Marketing attribution is how you understand the marketing channels and tactics that are driving new customers to your business. It's critical information that every single marketing team in the world wants, and at some point, every analyst will be introduced to the fraught world of marketing attribution. If you would like to understand the full angst that your colleagues in marketing feel about attribution, take a scroll through this thread (I stopped reading after 50 comments):
What you will find is:
- Products that cost thousands of dollars every month, often offering a "black box model" with no transparency whatsoever.
- "Simple", "out-of-the-box" solutions that are cheap, but only offer insight on a limited slice of data
- Marketers that have completely given up on the problem ("trust your gut") and are exhausted by vendor promises
Marketers have been told that attribution is a data problem -- "Just get the data and you can have full knowledge of what's working!" -- when really it's a data modeling problem. The logic of your attribution model, what the data represents about your business, is as important as the data volume. And the logic is going to change based on your business. That's why so many attribution products come up short. So what do you actually need to build an attribution model?
- Raw data in your warehouse that represents customer interactions with your brand. For ecommerce companies, this is website visits. For B2B customers, it might be conversations with sales teams.
- SQL
That's it. Really! By writing SQL on top of raw data you get:
- The cheapest attribution model. This playbook assumes you're operating within a modern data stack, so you already have the infrastructure that you need in place:
- You're collecting events data with a tool like Snowplow or Segment (though Segment might get a little pricey)
- You're extracting data from ad platforms using Stitch or Fivetran
- You're loading data into a modern, cloud data warehouse like Snowflake, BigQuery, or Redshift
- And you're using dbt so your analysts can model data in SQL
- The most flexible attribution model. You own the business logic and you can extend it however you want, and change it easily when you business changes
- The most transparent attribution model. You're not relying on vendor logic. If your sales team feels like your attribution is off, show them dbt docs, walk them through the logic of your model, and make modifications with a single line of SQL.
Marketing attribution involves some large data sets, and it is a legitimately fun analytics engineering problem.
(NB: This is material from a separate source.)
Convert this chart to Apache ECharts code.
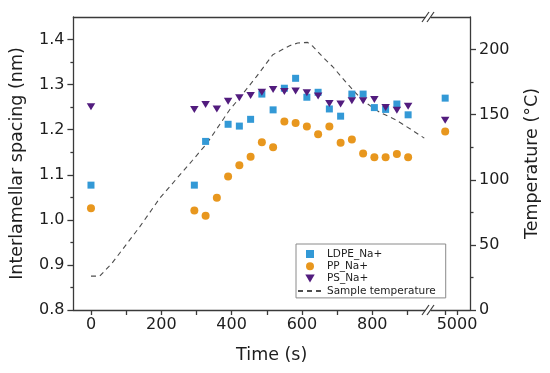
<!DOCTYPE html>
<html><head><meta charset="utf-8">
<script src="https://cdn.jsdelivr.net/npm/echarts@6/dist/echarts.min.js"></script>
<style>html,body{margin:0;padding:0;background:#fff}#c{width:550px;height:373px}</style>
</head><body><div id="c"></div>
<script>
// ---- data ----
const times = [0, 294, 326, 358, 390, 422, 454, 486, 518, 550, 582, 614, 646, 678, 710, 742, 774, 806, 838, 870, 902];
const ldpe  = [1.077, 1.077, 1.174, null, 1.212, 1.208, 1.223, 1.279, 1.244, 1.292, 1.314, 1.272, 1.283, 1.246, 1.230, 1.279, 1.279, 1.249, 1.245, 1.257, 1.233];
const pp    = [1.026, 1.021, 1.009, 1.049, 1.096, 1.121, 1.140, 1.172, 1.161, 1.218, 1.215, 1.207, 1.190, 1.207, 1.171, 1.178, 1.147, 1.139, 1.139, 1.146, 1.139];
const ps    = [1.251, 1.245, 1.256, 1.246, 1.263, 1.271, 1.276, 1.283, 1.289, 1.285, 1.286, 1.282, 1.275, 1.258, 1.257, 1.264, 1.264, 1.267, 1.249, 1.243, 1.252];
const lateTimes = [4800];
const ldpeLate = [1.270];
const ppLate = [1.196];
const psLate = [1.221];
const tempTimes  = [0, 25, 60, 139, 196, 289, 330, 394, 423, 470, 517, 565, 588, 616, 631, 658, 687, 725, 772, 820, 867, 914, 948];
const tempValues = [26, 26, 36, 64, 86, 115, 128, 153.6, 163, 179, 196, 203, 205, 205.5, 202.5, 194.6, 187, 175, 161, 152, 146, 138, 132];
const xTickLabels = [0, 200, 400, 600, 800];
const xTickMarks = [0, 100, 200, 300, 400, 500, 600, 700, 800, 900];
const lateTickLabels = [5000];
const lateTickMarks = [4800, 5000];
const yTickLabels = [0.8, 0.9, 1.0, 1.1, 1.2, 1.3, 1.4];
const yMinorTicks = [0.85, 0.95, 1.05, 1.15, 1.25, 1.35];
const tTickLabels = [0, 50, 100, 150, 200];
const tMinorTicks = [25, 75, 125, 175];
const names = ['LDPE_Na+', 'PP_Na+', 'PS_Na+', 'Sample temperature'];

// ---- style ----
const FONT = 'DejaVu Sans';
const AX = '#3a3a3a';
const TXT = '#1e1e1e';
const C_LDPE = '#3399D6', C_PP = '#E8971E', C_PS = '#521C7E';
const triPath = 'path://M0,0 L10,0 L5,8.5 Z';
const sqPath = 'path://M0,0 L10,0 L10,10 L0,10 Z';

const pair = (xs, ys) => xs.map((x, i) => [x, ys[i]]).filter(d => d[1] != null);

const lineStyleAx = { color: AX, width: 1.3 };
const baseX = (grid, min, max) => ({ type: 'value', gridIndex: grid, min, max, splitLine: { show: false } });
const baseY = (grid, min, max) => ({ type: 'value', gridIndex: grid, min, max, splitLine: { show: false } });
const axLine = { show: true, onZero: false, lineStyle: lineStyleAx };
const noLine = { show: false, onZero: false };

const chart = echarts.init(document.getElementById('c'), null, { renderer: 'canvas' });
chart.setOption({
  animation: false,
  backgroundColor: '#fff',
  textStyle: { fontFamily: FONT },
  grid: [
    { left: 73.4, right: 125, top: 17, bottom: 63, outerBoundsMode: 'none' },
    { left: 431, right: 80, top: 17, bottom: 63, outerBoundsMode: 'none' },
    { left: 73.4, right: 80, top: 17, bottom: 63, outerBoundsMode: 'none' }
  ],
  xAxis: [
    Object.assign(baseX(0, -50, 950), {
      position: 'bottom',
      axisLine: axLine,
      axisTick: { show: true, inside: false, length: 5, lineStyle: lineStyleAx, customValues: xTickMarks },
      axisLabel: { show: true, customValues: xTickLabels, margin: 7, color: TXT, fontSize: 16, fontFamily: FONT,
                   formatter: v => String(v) }
    }),
    Object.assign(baseX(0, -50, 950), {
      position: 'top',
      axisLine: axLine,
      axisTick: { show: false }, axisLabel: { show: false }
    }),
    Object.assign(baseX(1, 4560, 5220), {
      position: 'bottom',
      axisLine: axLine,
      axisTick: { show: true, length: 5, lineStyle: lineStyleAx, customValues: lateTickMarks },
      axisLabel: { show: true, customValues: lateTickLabels, margin: 7, color: TXT, fontSize: 16, fontFamily: FONT,
                   formatter: v => String(v) }
    }),
    Object.assign(baseX(1, 4560, 5220), {
      position: 'top',
      axisLine: axLine,
      axisTick: { show: false }, axisLabel: { show: false }
    }),
    Object.assign(baseX(2, 0, 1), {
      position: 'bottom',
      axisLine: noLine, axisTick: { show: false }, axisLabel: { show: false },
      name: 'Time (s)', nameLocation: 'middle', nameGap: 36,
      nameTextStyle: { fontSize: 17.5, color: TXT, fontFamily: FONT }
    })
  ],
  yAxis: [
    Object.assign(baseY(0, 0.8, 1.45), {
      position: 'left',
      axisLine: axLine,
      axisTick: { show: true, length: 6, lineStyle: lineStyleAx, customValues: yTickLabels },
      axisLabel: { show: true, customValues: yTickLabels, margin: 9, color: TXT, fontSize: 16, fontFamily: FONT,
                   formatter: v => Number(v).toFixed(1) },
      name: 'Interlamellar spacing (nm)', nameLocation: 'middle', nameGap: 47,
      nameTextStyle: { fontSize: 17.5, color: TXT, fontFamily: FONT }
    }),
    Object.assign(baseY(0, 0.8, 1.45), {
      position: 'left',
      axisLine: noLine,
      axisTick: { show: true, length: 3, lineStyle: lineStyleAx, customValues: yMinorTicks },
      axisLabel: { show: false }
    }),
    Object.assign(baseY(0, 0, 225), { position: 'right', show: false, axisLine: noLine }),
    Object.assign(baseY(1, 0.8, 1.45), { position: 'left', show: false, axisLine: noLine }),
    Object.assign(baseY(1, 0, 225), {
      position: 'right',
      axisLine: axLine,
      axisTick: { show: true, length: 6, lineStyle: lineStyleAx, customValues: tTickLabels },
      axisLabel: { show: true, customValues: tTickLabels, margin: 9, color: TXT, fontSize: 16, fontFamily: FONT },
      name: 'Temperature (°C)', nameLocation: 'middle', nameGap: 53, nameRotate: 90,
      nameTextStyle: { fontSize: 17.5, color: TXT, fontFamily: FONT }
    }),
    Object.assign(baseY(1, 0, 225), {
      position: 'right',
      axisLine: noLine,
      axisTick: { show: true, length: 3.5, lineStyle: lineStyleAx, customValues: tMinorTicks },
      axisLabel: { show: false }
    }),
    Object.assign(baseY(2, 0, 1), { show: false, axisLine: noLine })
  ],
  legend: {
    orient: 'vertical', left: 296, top: 244,
    data: [
      { name: names[0] },
      { name: names[1] },
      { name: names[2] },
      { name: names[3], itemStyle: { color: 'rgba(0,0,0,0)', borderColor: 'rgba(0,0,0,0)', borderWidth: 0, opacity: 0 } }
    ],
    backgroundColor: '#fff',
    borderColor: '#8a8a8a', borderWidth: 1,
    padding: [4, 10, 1, 1],
    itemWidth: 24, itemHeight: 8, itemGap: 0.3,
    textStyle: { fontSize: 10.5, lineHeight: 12, color: TXT, fontFamily: FONT }
  },
  series: [
    { name: names[3], type: 'line', xAxisIndex: 0, yAxisIndex: 2, data: pair(tempTimes, tempValues),
      symbol: 'none', smooth: false, z: 1,
      lineStyle: { color: '#4d4d4d', width: 1.1, type: [5, 4] }, itemStyle: { color: '#4d4d4d' } },
    { name: names[0], type: 'scatter', xAxisIndex: 0, yAxisIndex: 0, data: pair(times, ldpe),
      symbol: sqPath, symbolSize: 7, itemStyle: { color: C_LDPE, opacity: 1 }, z: 3 },
    { name: names[1], type: 'scatter', xAxisIndex: 0, yAxisIndex: 0, data: pair(times, pp),
      symbol: 'circle', symbolSize: 8, itemStyle: { color: C_PP, opacity: 1 }, z: 3 },
    { name: names[2], type: 'scatter', xAxisIndex: 0, yAxisIndex: 0, data: pair(times, ps),
      symbol: triPath, symbolSize: [8.5, 7], itemStyle: { color: C_PS, opacity: 1 }, z: 4 },
    { name: names[0], type: 'scatter', xAxisIndex: 2, yAxisIndex: 3, data: pair(lateTimes, ldpeLate),
      symbol: sqPath, symbolSize: 7, itemStyle: { color: C_LDPE, opacity: 1 }, z: 3 },
    { name: names[1], type: 'scatter', xAxisIndex: 2, yAxisIndex: 3, data: pair(lateTimes, ppLate),
      symbol: 'circle', symbolSize: 8, itemStyle: { color: C_PP, opacity: 1 }, z: 3 },
    { name: names[2], type: 'scatter', xAxisIndex: 2, yAxisIndex: 3, data: pair(lateTimes, psLate),
      symbol: triPath, symbolSize: [8.5, 7], itemStyle: { color: C_PS, opacity: 1 }, z: 4 }
  ],
  graphic: [
    { type: 'line', shape: { x1: 422, y1: 315, x2: 429, y2: 305 }, style: { stroke: AX, lineWidth: 1.2 }, z: 100 },
    { type: 'line', shape: { x1: 427, y1: 315, x2: 434, y2: 305 }, style: { stroke: AX, lineWidth: 1.2 }, z: 100 },
    { type: 'line', shape: { x1: 422, y1: 22, x2: 429, y2: 12 }, style: { stroke: AX, lineWidth: 1.2 }, z: 100 },
    { type: 'line', shape: { x1: 427, y1: 22, x2: 434, y2: 12 }, style: { stroke: AX, lineWidth: 1.2 }, z: 100 }
  ]
});
</script>
</body></html>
Let's talk about how to build the best attribution model your business has ever seen.
The attribution data model
In reality, it's impossible to know exactly why someone converted to being a customer. The best thing that we can do as analysts, is provide a pretty good guess. In order to do that, we're going to use an approach called positional attribution. This means, essentially, that we're going to weight the importance of various touches (customer interactions with a brand) based on their position (the order they occur in within the customer's lifetime).
To do this, we're going to build a table that represents every "touch" that someone had before becoming a customer, and the channel that led to that touch.
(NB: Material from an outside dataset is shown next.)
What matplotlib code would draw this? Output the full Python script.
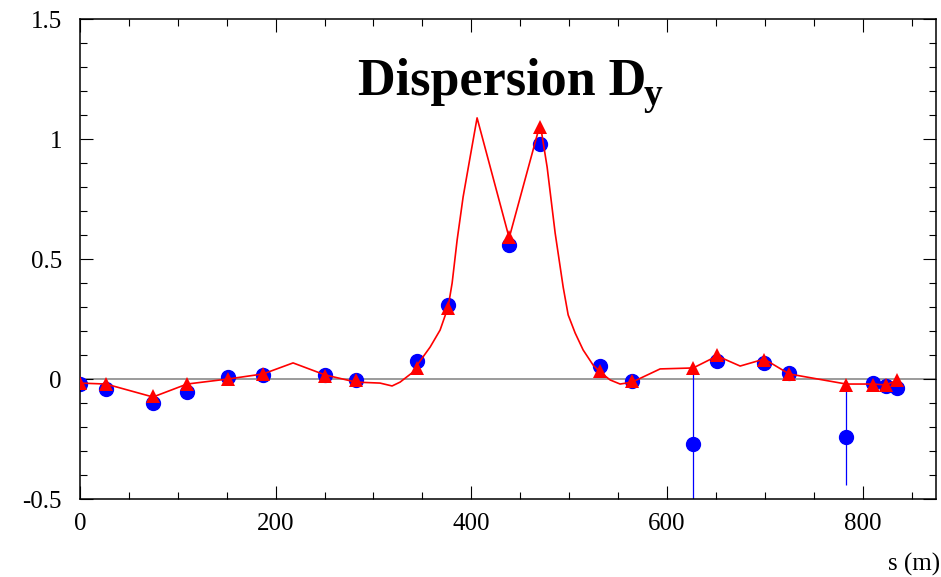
import matplotlib
matplotlib.use("Agg")
import matplotlib.pyplot as plt
from matplotlib.ticker import MultipleLocator

plt.rcParams['font.family'] = ['Liberation Serif', 'DejaVu Serif']

# BPM positions (m)
s_bpm = [0, 26.6, 74.6, 109.4, 151.3, 187.1, 250.5, 282.2, 344.6, 376.3, 438.7,
         470.4, 531.7, 564.4, 626.8, 651.3, 699.4, 724.9, 783.2, 810.8, 824.1, 835.4]
# measured dispersion (blue circles)
dy_meas = [-0.02, -0.04, -0.10, -0.054, 0.01, 0.016, 0.015, -0.005, 0.077, 0.31, 0.56,
           0.98, 0.054, -0.01, -0.27, 0.073, 0.068, 0.025, -0.243, -0.017, -0.03, -0.038]
dy_err = [0.01, 0.01, 0.01, 0.01, 0.01, 0.01, 0.01, 0.01, 0.01, 0.01, 0.01,
          0.03, 0.01, 0.01, 0.315, 0.01, 0.01, 0.01, 0.2, 0.01, 0.01, 0.01]
# model at BPMs (red triangles)
dy_model_bpm = [-0.017, -0.021, -0.072, -0.02, 0.0, 0.02, 0.013, -0.005, 0.045, 0.295, 0.59,
                1.05, 0.035, -0.01, 0.045, 0.098, 0.08, 0.02, -0.023, -0.023, -0.027, -0.006]
# model curve (red line)
s_model = [0, 26.6, 74.6, 109.4, 151.3, 187.1, 217.8, 250.5, 282.2, 306.7, 319.0, 327.2,
           340.5, 344.6, 357.9, 368.1, 376.3, 380.4, 385.5, 391.6, 398.8, 405.9, 438.7,
           470.4, 477.5, 485.7, 493.9, 499.0, 506.1, 514.3, 524.5, 531.7, 541.9, 552.1,
           564.4, 593.0, 626.8, 651.3, 674.8, 699.4, 724.9, 783.2, 810.8, 824.1, 835.4]
dy_model = [-0.017, -0.021, -0.075, -0.021, 0.0, 0.021, 0.067, 0.017, -0.013, -0.017,
            -0.029, -0.013, 0.029, 0.058, 0.133, 0.204, 0.300, 0.400, 0.579, 0.758, 0.925,
            1.088, 0.588, 1.063, 0.883, 0.608, 0.383, 0.267, 0.192, 0.121, 0.058, 0.029,
            -0.004, -0.021, -0.013, 0.042, 0.046, 0.096, 0.054, 0.083, 0.021, -0.021,
            -0.021, -0.025, -0.004]

x_ticks = [0, 200, 400, 600, 800]
y_ticks = [-0.5, 0, 0.5, 1, 1.5]
y_tick_labels = ['-0.5', '0', '0.5', '1', '1.5']

fig = plt.figure(figsize=(9.41, 5.77), dpi=100)
ax = fig.add_axes([80/941, 1 - 499/577, (936 - 80)/941, (499 - 19)/577])

ax.axhline(0, color='#808080', lw=1.1, zorder=1)

ax.errorbar(s_bpm, dy_meas, yerr=dy_err, fmt='o', color='blue', ms=10,
            elinewidth=0.9, capsize=0, zorder=2)
ax.plot(s_model, dy_model, color='red', lw=1.2, zorder=3)
ax.plot(s_bpm, dy_model_bpm, '^', color='red', ms=10, zorder=4, markeredgewidth=0)

ax.set_xlim(0, 875)
ax.set_ylim(-0.5, 1.5)
ax.set_xticks(x_ticks)
ax.set_xticklabels([str(v) for v in x_ticks])
ax.set_yticks(y_ticks)
ax.set_yticklabels(y_tick_labels)
ax.xaxis.set_minor_locator(MultipleLocator(50))
ax.yaxis.set_minor_locator(MultipleLocator(0.1))
ax.tick_params(which='both', direction='in', top=True, right=True, width=0.8, labelsize=18)
ax.tick_params(which='major', length=9.5)
ax.tick_params(which='minor', length=4.8)
ax.tick_params(axis='y', pad=13)
ax.tick_params(axis='x', pad=10)
for sp in ax.spines.values():
    sp.set_linewidth(1.1)

fig.text(358/941, 1 - 95/577, 'Dispersion D', fontsize=37.5,
         fontweight='bold', ha='left', va='baseline')
fig.text(644/941, 1 - 105/577, 'y', fontsize=27,
         fontweight='bold', ha='left', va='baseline')
fig.text(940/941, 1 - 571/577, 's (m)', fontsize=18, ha='right', va='baseline')

fig.savefig('out.png', dpi=100)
We then estimate the relative weight each touch played in leading to a conversion. This estimation is done by allocating "points" to touches: each conversion is worth exactly one point, and that point is divvied up between the customer's touches. There are four main ways to divvy up this point:
- First touch: Attribute the entire conversion to the first touch
- Last touch: Attribute the entire conversion to the last touch
- Forty-twenty-forty: Attribute 40% (0.4 points) of the attribution to the first touch, 40% to the last touch, and divide the remaining 20% between all touches in between
- Linear: Divide the point equally among all touches
There's no hard and fast answer to which attribution method you should use --- chat with your marketing team about what's most appropriate for your company.
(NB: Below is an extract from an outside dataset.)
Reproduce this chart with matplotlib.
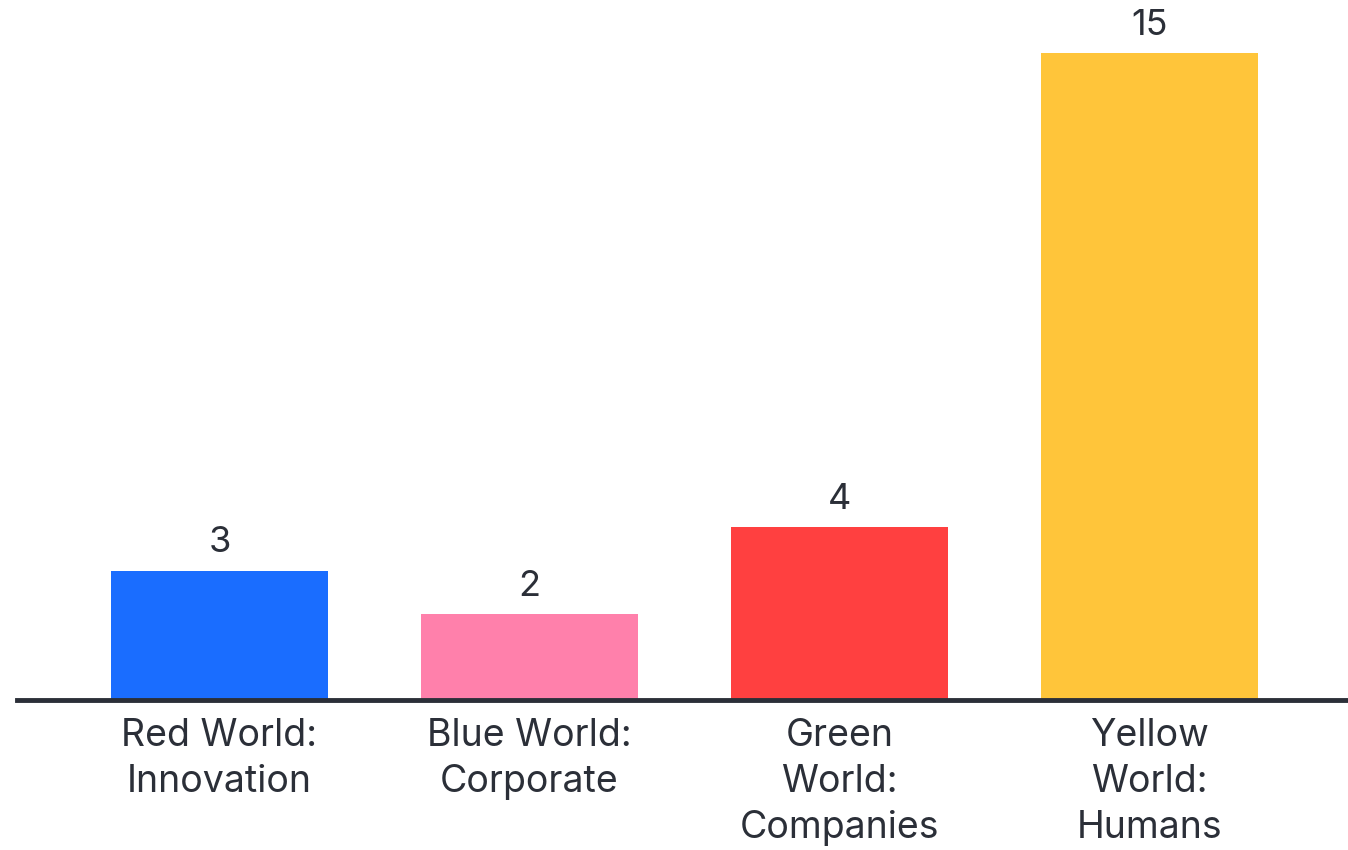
import matplotlib
matplotlib.use("Agg")
import matplotlib.pyplot as plt

categories = ["Red World:\nInnovation", "Blue World:\nCorporate", "Green\nWorld:\nCompanies", "Yellow\nWorld:\nHumans"]
values = [3, 2, 4, 15]
colors = ["#1A6DFF", "#FF80AB", "#FF4040", "#FFC53A"]

plt.rcParams['font.family'] = ['Inter', 'DejaVu Sans']
text_color = "#2B2F38"

fig = plt.figure(figsize=(13.48, 8.5), dpi=100)
ax = fig.add_axes([17/1348, 150/850, 1 - 17/1348, 700/850])
x = list(range(len(values)))
bars = ax.bar(x, values, width=0.7, color=colors)
ax.set_xlim(-0.653, 3.64)
ax.set_ylim(0, 16.22)

for xi, v in zip(x, values):
    ax.annotate(str(v), (xi, v), xytext=(0, 8), textcoords="offset points",
                ha="center", va="bottom", fontsize=26, color=text_color)

ax.set_xticks(x)
ax.set_xticklabels(categories, fontsize=27, color=text_color, linespacing=1.36)
ax.tick_params(axis="x", length=0, pad=13)
ax.set_yticks([])
for s in ["top", "right", "left"]:
    ax.spines[s].set_visible(False)
ax.spines["bottom"].set_color(text_color)
ax.spines["bottom"].set_linewidth(3.5)

fig.savefig("out.png", dpi=100)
All in all, here's what we're shooting for (this example is for an ecommerce company)
Here, we can see that customer 745
had four interactions before converting, they first went to your site after being served a Facebook ad, then they got there via an Adwords ad, and finally they visited your site by typing the URL directly into their browser (twice!) before purchasing.
If you're ready to dive straight into a dbt project to see how this is done, check out our sample attribution project here. Otherwise read on for a more in depth explanation.
How to build an attribution model
1. Gather your required data sources
**Sessions:***Required dbt techniques: *packages
We want to use a table that represents every time a customer interacts with our brand. For ecommerce companies, the closest thing we can get to for this is sessions. (If you're instead working for a B2B organization, you should consider using a table of interactions between your sales team and a potential customer from your CRM).
Sessions are discrete periods of activity by a user on a website. The industry standard is to define a session as a series of activities followed by a 30-minute window without any activity.
Here's an example:
Importantly, sessions also have referral information, which helps us understand where a customer came from. These UTM tags are often set by your marketing team, so it's a good idea to check if they have a master sheet that defines the ones that your company uses. The exact hierarchy for source
, medium
and campaign
often varies from business to business, but here's what the Google Analytics docs have to say on the topic:
utm_source
: The advertiser, site, publication, etc. that is sending traffic to your property, for example: google, newsletter4, billboard.utm_medium
: The advertising or marketing medium, for example: cpc, banner, email newsletter.utm_campaign
: The individual campaign name, slogan, promo code, etc. for a product.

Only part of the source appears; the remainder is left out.